India tunnel collapse: Rescuers begin digging manually to free 41 workers
Global News
Officials said a dozen men were taking turns burrowing into the debris with hand-held drilling tools for what was hoped would be the final stretch.
Rescuers in India began digging manually Monday in hopes of reaching 41 construction workers who have been trapped in a collapsed mountain tunnel in the country’s north for over two weeks.
Kirti Panwar, a state government spokesperson, said a dozen men were taking turns burrowing into the debris with hand-held drilling tools for what was hoped would be the final stretch. They had dug nearly 1 meter (3.2 feet) and had up to 11 more meters (36 feet) to go, he said.
Rescuers have also started to create a vertical channel with a newly replaced drilling machine, officials said. They drilled horizontally for a week but the mountainous terrain proved too much for the machine, which broke down repeatedly before it was damaged irreparably on Friday, officials said.
The work being done now is designed to create a passageway for evacuating the trapped workers. Rescue teams have inserted pipes into dug-out areas and welded them together so the men can be brought out on wheeled stretchers.
Rescuers worked overnight to pull out parts of the broken drilling machine stuck inside the pipes so manual digging could start, Devendra Patwal, a disaster management official at the site, said.

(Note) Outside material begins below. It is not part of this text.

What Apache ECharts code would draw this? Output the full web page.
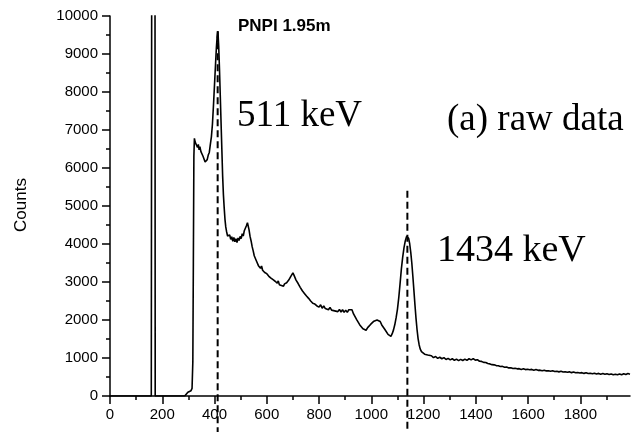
<!DOCTYPE html>
<html>
<head>
<meta charset="utf-8">
<script src="https://cdn.jsdelivr.net/npm/echarts@6/dist/echarts.min.js"></script>
<style>
  html, body { margin: 0; padding: 0; background: #fff; }
  #chart { width: 634px; height: 432px; }
</style>
</head>
<body>
<div id="chart"></div>
<script>
// Gamma spectrum, PNPI detector at 1.95 m (raw counts per channel)
const channel = [
  0, 158, 159, 160, 172, 173, 174, 286, 292, 298, 304, 310, 314, 317, 319, 321, 323,
  326, 329, 332, 335, 338, 341, 344, 348, 352, 356, 360, 364, 368, 372, 376, 380, 384, 388, 392, 396,
  400, 404, 407, 410, 413, 416, 419, 422, 425, 428, 431, 434, 437, 440, 443, 446, 450, 454, 458, 462,
  466, 470, 474, 478, 482, 486, 490, 494, 498, 502, 506, 510, 514, 518, 522, 526, 529, 532, 536, 540,
  544, 548, 552, 556, 560, 564, 568, 572, 576, 580, 584, 588, 592, 596, 600, 604, 608, 612, 616, 620,
  624, 628, 632, 636, 640, 644, 648, 652, 656, 660, 664, 668, 672, 676, 680, 684, 688, 692, 696, 700,
  704, 708, 712, 716, 720, 724, 728, 732, 736, 740, 744, 748, 752, 756, 760, 764, 768, 772, 776, 780,
  784, 788, 792, 796, 800, 806, 812, 818, 824, 830, 836, 842, 848, 854, 860, 866, 872, 878, 884, 890,
  896, 902, 908, 914, 920, 926, 932, 938, 944, 950, 956, 962, 968, 974, 980, 986, 992, 998, 1004, 1010,
  1016, 1022, 1028, 1034, 1040, 1046, 1052, 1058, 1064, 1070, 1075, 1080, 1085, 1090, 1095, 1100, 1105,
  1110, 1115, 1120, 1125, 1130, 1135, 1139, 1143, 1147, 1151, 1155, 1159, 1163, 1167, 1171, 1175, 1179,
  1183, 1187, 1192, 1198, 1204, 1210, 1216, 1222, 1230, 1238, 1246, 1254, 1262, 1270, 1278, 1286, 1294,
  1302, 1310, 1318, 1326, 1334, 1342, 1350, 1358, 1366, 1374, 1382, 1390, 1398, 1406, 1414, 1422, 1430,
  1438, 1446, 1454, 1462, 1470, 1478, 1486, 1494, 1502, 1510, 1518, 1526, 1534, 1542, 1550, 1558, 1566,
  1574, 1582, 1590, 1598, 1606, 1614, 1622, 1630, 1638, 1646, 1654, 1662, 1670, 1678, 1686, 1694, 1702,
  1710, 1718, 1726, 1734, 1742, 1750, 1758, 1766, 1774, 1782, 1790, 1798, 1806, 1814, 1822, 1830, 1838,
  1846, 1854, 1862, 1870, 1878, 1886, 1894, 1902, 1910, 1918, 1926, 1934, 1942, 1950, 1958, 1966, 1974,
  1982, 1990
];
const counts = [
  0, 0, 0, 14000, 14000, 0, 0, 0, 50, 100, 120, 140, 200, 900, 3500, 6300, 6780,
  6680, 6660, 6700, 6540, 6620, 6480, 6560, 6430, 6440, 6310, 6280, 6160, 6150, 6220, 6340, 6410, 6620, 6820, 7150, 7650,
  8200, 8750, 9150, 9450, 9600, 9200, 8600, 7900, 7200, 6500, 5800, 5300, 4950, 4650, 4450, 4330, 4210, 4200, 4240, 4120,
  4190, 4070, 4170, 4060, 4140, 4040, 4160, 4090, 4200, 4140, 4270, 4210, 4350, 4360, 4480, 4560, 4510, 4380, 4200, 4080,
  3930, 3820, 3690, 3660, 3560, 3530, 3430, 3450, 3360, 3420, 3310, 3330, 3250, 3280, 3220, 3230, 3150, 3200, 3100, 3140,
  3060, 3110, 3020, 3050, 2970, 3030, 2930, 2960, 2910, 2940, 2890, 2950, 2920, 2980, 2970, 3050, 3060, 3150, 3150, 3240,
  3180, 3150, 3050, 3060, 2960, 2960, 2860, 2880, 2770, 2790, 2700, 2720, 2630, 2650, 2570, 2590, 2500, 2530, 2440, 2470,
  2420, 2440, 2370, 2420, 2340, 2400, 2310, 2370, 2300, 2350, 2270, 2330, 2260, 2310, 2240, 2290, 2220, 2280, 2210, 2270,
  2200, 2260, 2200, 2270, 2240, 2270, 2160, 2120, 2010, 1980, 1870, 1860, 1770, 1780, 1730, 1800, 1810, 1890, 1890, 1970,
  1940, 2000, 1950, 1960, 1870, 1860, 1750, 1720, 1620, 1610, 1570, 1640, 1740, 1880, 2060, 2280, 2580,
  2950, 3340, 3650, 3900, 4080, 4200, 4230, 4150, 4000, 3780, 3500, 3150, 2780, 2400, 2050, 1750, 1510,
  1350, 1240, 1170, 1120, 1100, 1060, 1080, 1030, 1060, 1010, 1040, 990, 1020, 980, 1010, 960, 990,
  950, 980, 940, 970, 930, 965, 935, 970, 940, 980, 950, 985, 945, 955, 915, 910, 885,
  880, 855, 845, 825, 820, 800, 795, 775, 780, 755, 760, 740, 745, 725, 730, 715, 720,
  700, 715, 695, 705, 690, 700, 680, 695, 675, 680, 665, 680, 660, 665, 650, 665, 645,
  650, 635, 650, 630, 640, 625, 635, 615, 630, 610, 620, 605, 615, 595, 610, 590, 600,
  585, 600, 580, 595, 575, 590, 570, 585, 565, 580, 560, 575, 560, 580, 560, 585, 565,
  590, 575
];

// Reference energies: 511 keV and 1434 keV line positions
const markerChannel = [412, 1138];
const markerTop = [9600, 5400];
const markerBottom = [-950, -950];
const markerLabel = ['511 keV', '1434 keV'];

const xMajorTicks = [0, 200, 400, 600, 800, 1000, 1200, 1400, 1600, 1800];
const xMinorTicks = [100, 300, 500, 700, 900, 1100, 1300, 1500, 1700, 1900];

const chartTitle = 'PNPI 1.95m';
const panelLabel = '(a) raw data';
const yName = 'Counts';

const spectrum = channel.map((c, i) => [c, counts[i]]);

const sans = '"Liberation Sans", Arial, sans-serif';
const serif = '"Liberation Serif", "Times New Roman", serif';

const markerSeries = markerChannel.map((c, i) => ({
  type: 'line',
  xAxisIndex: 0,
  data: [[c, markerTop[i]], [c, markerBottom[i]]],
  symbol: 'none',
  clip: false,
  silent: true,
  lineStyle: { color: '#000', width: 2, type: [7, 4] },
  z: 3
}));

const plain = (v) => String(v);

const chart = echarts.init(document.getElementById('chart'), null, { renderer: 'canvas' });
chart.setOption({
  animation: false,
  backgroundColor: '#fff',
  grid: { left: 110, top: 16, width: 520, height: 380, containLabel: false },
  xAxis: [
    {
      type: 'value', min: 0, max: 1990, position: 'bottom',
      axisLine: { show: true, lineStyle: { color: '#000', width: 1.5 } },
      axisTick: { show: true, inside: false, length: 8, lineStyle: { color: '#000', width: 1.5 }, customValues: xMajorTicks },
      axisLabel: { show: true, margin: 11, color: '#000', fontSize: 15, fontFamily: sans, formatter: plain, customValues: xMajorTicks },
      splitLine: { show: false }
    },
    {
      type: 'value', min: 0, max: 1990, position: 'bottom',
      axisLine: { show: false },
      axisTick: { show: true, inside: false, length: 4, lineStyle: { color: '#000', width: 1.5 }, customValues: xMinorTicks },
      axisLabel: { show: false },
      splitLine: { show: false }
    }
  ],
  yAxis: {
    type: 'value', min: 0, max: 10000, interval: 1000,
    axisLine: { show: true, lineStyle: { color: '#000', width: 1.5 } },
    axisTick: { show: true, inside: false, length: 8, lineStyle: { color: '#000', width: 1.5 } },
    minorTick: { show: true, splitNumber: 2, length: 4, lineStyle: { color: '#000', width: 1.5 } },
    axisLabel: { margin: 12, color: '#000', fontSize: 15, fontFamily: sans, formatter: plain },
    splitLine: { show: false }
  },
  series: [
    {
      type: 'line',
      xAxisIndex: 0,
      data: spectrum,
      symbol: 'none',
      silent: true,
      lineStyle: { color: '#000', width: 1.6 },
      z: 2
    },
    ...markerSeries
  ],
  graphic: [
    { type: 'text', left: 238, top: 18, style: { text: chartTitle, font: 'bold 17px ' + sans, fill: '#000' } },
    { type: 'text', x: 237, y: 116, style: { text: markerLabel[0], font: '37px ' + serif, fill: '#000', verticalAlign: 'middle' } },
    { type: 'text', x: 447, y: 120, style: { text: panelLabel, font: '37px ' + serif, fill: '#000', verticalAlign: 'middle' } },
    { type: 'text', x: 437, y: 251, style: { text: markerLabel[1], font: '38px ' + serif, fill: '#000', verticalAlign: 'middle' } },
    { type: 'text', x: 21, y: 205, rotation: Math.PI / 2, style: { text: yName, font: '17px ' + sans, fill: '#000', align: 'center', verticalAlign: 'middle' } }
  ]
});
</script>
</body>
</html>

The workers have been trapped since Nov. 12 when a landslide in Uttarakhand state caused a portion of the 4.5-kilometer (2.8-mile) tunnel they were building to collapse about 200 meters (650 feet) from the entrance.
What began as a rescue mission expected to take a few days has turned into weeks, and officials have been hesitant to give a timeline for when it might be completed.
The vertical digging, which started Sunday, required the rescue team to excavate about 106 meters (347 feet) of dirt and debris. The length is nearly double the approximately 60 meters (196 feet) they needed to dig through horizontally from the front.